Это была загадка. Хотя в бизнесе и политике Козимо мог делать практически все, что ему было угодно, но, как узнал Галеаццо Мария, он «всегда старался держаться на заднем плане, скрывая свое огромное влияние и действуя, когда возникала необходимость, через посредника».1 За 10 лет до рождения Макиавелли Козимо интуитивно понял всю ценность маскировки.
Но Галеаццо Марии было трудно избавиться от подозрения, что Козимо неспроста старался казаться скромным и незаметным.2 Было хорошо известно, что он не раз пытался скрыться от жизни, которую сам для себя построил. До Галеаццо Марии доходили слухи, что Козимо любит затворяться в келье, которую специально для него отвели в Сан-Марко. И там он проводил дни в безмолвной молитве или в благочестивых спорах со своим другом, фра Антонио Пьероцци. Человек, спокойно восседающий на осле, не просто притворялся кающимся грешником. Портрет Козимо был очень точным.
Фреска «Шествие волхвов в Вифлеем» была очень точным отражением жизни, характера и «публичного образа» Козимо. Галеаццо Мария увидел перед собой удивительно сложный и даже противоречивый портрет человека, стоящего перед ним. Щедрое великолепие, политические махинации и холодная хитрость в нем сосуществовали рядом с кротостью, колеблющейся между макиавеллиевским обманом и искренним благочестием. Этот старик был «непостижимым сфинксом».3 Казалось, что в Козимо живет не один, а два или даже три человека.
Но, несмотря на очевидные противоречия, Галеаццо Мария видел перед собой абсолютно логичный и последовательный образ Козимо де Медичи. Хотя по масштабу политического и финансового влияния Козимо не знал себе равных, однако он был живым воплощением типичного торгового банкира эпохи Ренессанса. Средства, с помощью которых он приобрел богатство и власть, ярко отраженные на фресках Гоццоли, были сутью процесса рождения новой породы деловых людей. Эти люди всего добивались хитростью. В то же время стремление Козимо к великолепию, щедрости и притворству было живой иллюстрацией новых проблем, с которыми предстояло столкнуться следующим поколениям хитроумным банкирам. И, пожалуй, самое главное. «Шествие волхвов в Вифлеем» отражало ту степень, в какой Козимо и его предки-торговцы использовали меценатство для создания публичного образа, способного решить каждую из этих проблем.
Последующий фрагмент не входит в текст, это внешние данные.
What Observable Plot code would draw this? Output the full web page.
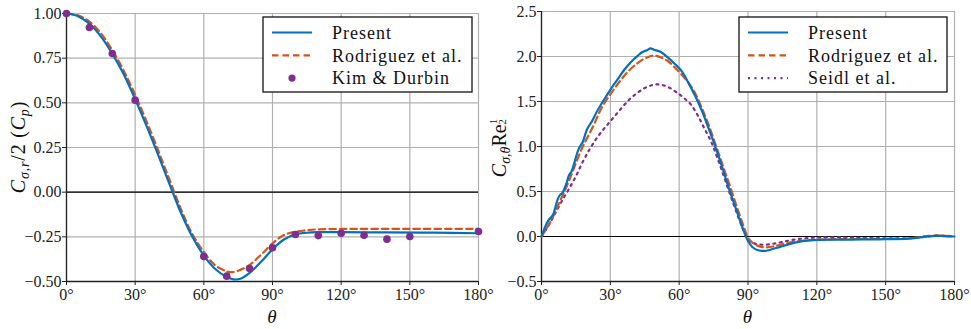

Проследив удивительный и зачастую шокирующий путь, который сделал Козимо де Медичи человеком, способным вселить в Галеаццо Марию столь сильную неуверенность, можно понять теневой и весьма неприятный мир банкиров эпохи Ренессанса и те безобразные и циничные соображения, которые заставили их сыграть столь замечательную роль в искусстве этого периода. Ведь именно эти люди стали самыми известными меценатами Ренессанса. Хотя эта история неразрывно связана с миром политических интриг, коррупции и заговоров, но в то же время и с большими деньгами, колоссальными прибылями и неизбежно с моральным банкротством, которое приводило к скандалам, и сегодня сопровождающим многих банкиров. И, как показывает история, стоящая за «Шествием волхвов в Вифлеем», эта порода сверхбогатых людей жила жизнью, совсем не похожей на красоту и роскошь произведений, созданных по их заказам.
Из менял в банкиры
Во многих отношениях Ренессанс был золотым веком торговых банкиров. В их жизни все определялось их нестабильным богатством – даже в большей степени, чем сегодня. Но в 1459 г. ни одна банкирская семья не была так фантастически богата, как Медичи. Рядом с ними Крез показался бы нищим. В период с 1435 по 1450 г. Козимо де Медичи получил прибыль в 203 702 флоринов.4 Если оценка Джованни Ручеллаи верна, то одна лишь эта цифра равна 13 % всего богатства Флоренции.5 Но тут речь шла только о прибыли, и прибыли всего лишь одного члена семьи. Если принять в расчеты весь объем инвестиций Медичи, то их состояние с легкостью превысит состояние любого крупнейшего государства Европы.